Interview – Ade Blackburn of Clinic November 15, 2010

Clinic is pretty sweet! So is Ade!

Originally appeared in Beatroute Magazine.

Even through the thickest experimentation with static and noise, one could hardly call Clinic abrasive. They have, however, experimented with different types of abrasion, waxing thickly into extended guitar explorations that could sink less experienced bands. It’s for this reason that distinctly gossamer, glossy textures of their latest release, Bubblegum, come as much a surprise as the name of the record.

“We saw that it was a poppier, easier sounding album, but not approaching bubblegum status. It was a bit more accessible,” says Ade Blackburn, vocalist and multi-instrumentalist for the long-running Liverpool quartet. The shift in sound is no accident. The statement made from the first seconds of album opener “I’m Aware” sends ripples through its runtime. Though each Clinic album has faced accusations of pop sensibility, this time it was intentional. “I think it was more conscious on this album because that feel is consistent throughout the album. On previous ones it’s probably more abrupt. Static changes from one song to the next.”

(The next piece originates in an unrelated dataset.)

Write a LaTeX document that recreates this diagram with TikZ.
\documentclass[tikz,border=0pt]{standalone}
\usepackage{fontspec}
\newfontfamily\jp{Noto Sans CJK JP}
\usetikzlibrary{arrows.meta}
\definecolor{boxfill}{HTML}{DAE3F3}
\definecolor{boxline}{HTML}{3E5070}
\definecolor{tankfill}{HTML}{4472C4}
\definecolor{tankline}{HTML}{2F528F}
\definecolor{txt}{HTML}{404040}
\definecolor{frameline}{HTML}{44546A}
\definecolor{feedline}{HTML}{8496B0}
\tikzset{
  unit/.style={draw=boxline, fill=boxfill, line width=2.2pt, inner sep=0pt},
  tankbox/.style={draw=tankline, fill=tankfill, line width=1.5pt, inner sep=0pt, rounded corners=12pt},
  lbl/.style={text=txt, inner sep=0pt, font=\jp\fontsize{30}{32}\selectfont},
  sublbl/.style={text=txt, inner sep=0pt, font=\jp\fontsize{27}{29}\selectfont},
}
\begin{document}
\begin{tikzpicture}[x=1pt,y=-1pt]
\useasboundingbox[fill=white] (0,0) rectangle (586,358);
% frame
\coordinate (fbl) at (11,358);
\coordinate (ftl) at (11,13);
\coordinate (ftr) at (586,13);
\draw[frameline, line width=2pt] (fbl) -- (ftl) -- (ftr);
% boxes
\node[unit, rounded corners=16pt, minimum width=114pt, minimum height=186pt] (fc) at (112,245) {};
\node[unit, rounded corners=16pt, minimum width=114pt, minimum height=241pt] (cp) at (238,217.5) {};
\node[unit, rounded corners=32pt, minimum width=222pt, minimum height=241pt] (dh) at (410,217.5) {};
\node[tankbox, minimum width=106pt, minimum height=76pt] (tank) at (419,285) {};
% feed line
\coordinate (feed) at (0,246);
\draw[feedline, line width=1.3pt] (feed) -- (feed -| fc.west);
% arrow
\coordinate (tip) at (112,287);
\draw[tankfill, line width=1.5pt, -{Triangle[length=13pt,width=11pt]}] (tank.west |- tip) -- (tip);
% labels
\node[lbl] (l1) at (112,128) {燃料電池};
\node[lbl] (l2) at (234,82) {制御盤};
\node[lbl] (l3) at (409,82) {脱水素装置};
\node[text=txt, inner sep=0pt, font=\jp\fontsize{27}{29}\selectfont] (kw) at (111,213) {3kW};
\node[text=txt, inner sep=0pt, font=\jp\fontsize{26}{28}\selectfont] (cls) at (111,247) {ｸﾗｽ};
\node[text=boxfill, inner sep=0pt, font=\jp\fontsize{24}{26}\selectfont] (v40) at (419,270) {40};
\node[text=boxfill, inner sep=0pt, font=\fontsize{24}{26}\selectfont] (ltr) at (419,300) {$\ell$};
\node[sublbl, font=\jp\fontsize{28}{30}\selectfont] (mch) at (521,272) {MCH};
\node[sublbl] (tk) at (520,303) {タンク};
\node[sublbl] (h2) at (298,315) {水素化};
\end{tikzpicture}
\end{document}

That new sound required a drastic retooling of the creative process, says Blackburn. “I think that we started off doing songs on acoustic guitars, very simple kind of way. It didn’t feel like the starting point of any previous records. I think our previous ones we started around drums and rhythms. This is the first one where we really didn’t.”

The result is the band’s most contemplative and methodical to date. It puts distance between Bubblegum and the rest of their discography, but loses none of the potency. To break up the tone, tracks such as “Evelyn” act as up-tempo shots in the arm, compared to the acoustic picking and sultry vocals of Bubblegum crooner “Milk and Honey.”

“We could have just included all the acoustic and more ballad type songs on the album, but I was thinking about it and if we’re gonna play this line then we’re also going to want some edginess to it, something more up-tempo. It seemed like the right thing to do to include ‘Evelyn’ on the album.”

While always taking steps outside their comfort zone, from the spoken-word experimentation on “Radiostory” to the synth asides in “Freemason Waltz,” Clinic’s identity is one which Blackburn says the band comes upon naturally. “I think because we’re not technically great musicians, there’s always a roughness to it, which I like. We don’t try and give it too much polish. I think keeping in slower songs, something more melodic, they still have sufficient twists and turns to it, a kind of pace to them.”

Deep into their career, Clinic has an output that would drive many bands to contemplate the limitations of longevity. Blackburn is relaxed about the opportunities Clinic provides. “I’d say that it’s really important that if you use the exact same instrument and same approach each time, you would be limiting yourself. At the same time, you can’t completely escape the types of music you like yourself.” That satisfaction with longevity is self-perpetuation, with Clinic lasting into the near future. “The way things are, we’ll do at least a couple of albums. It’s still really enjoyable for us to do. But also, I think I’d like to do something quite ridiculous, like join a metal band. Something completely stupid like that would be quite good.”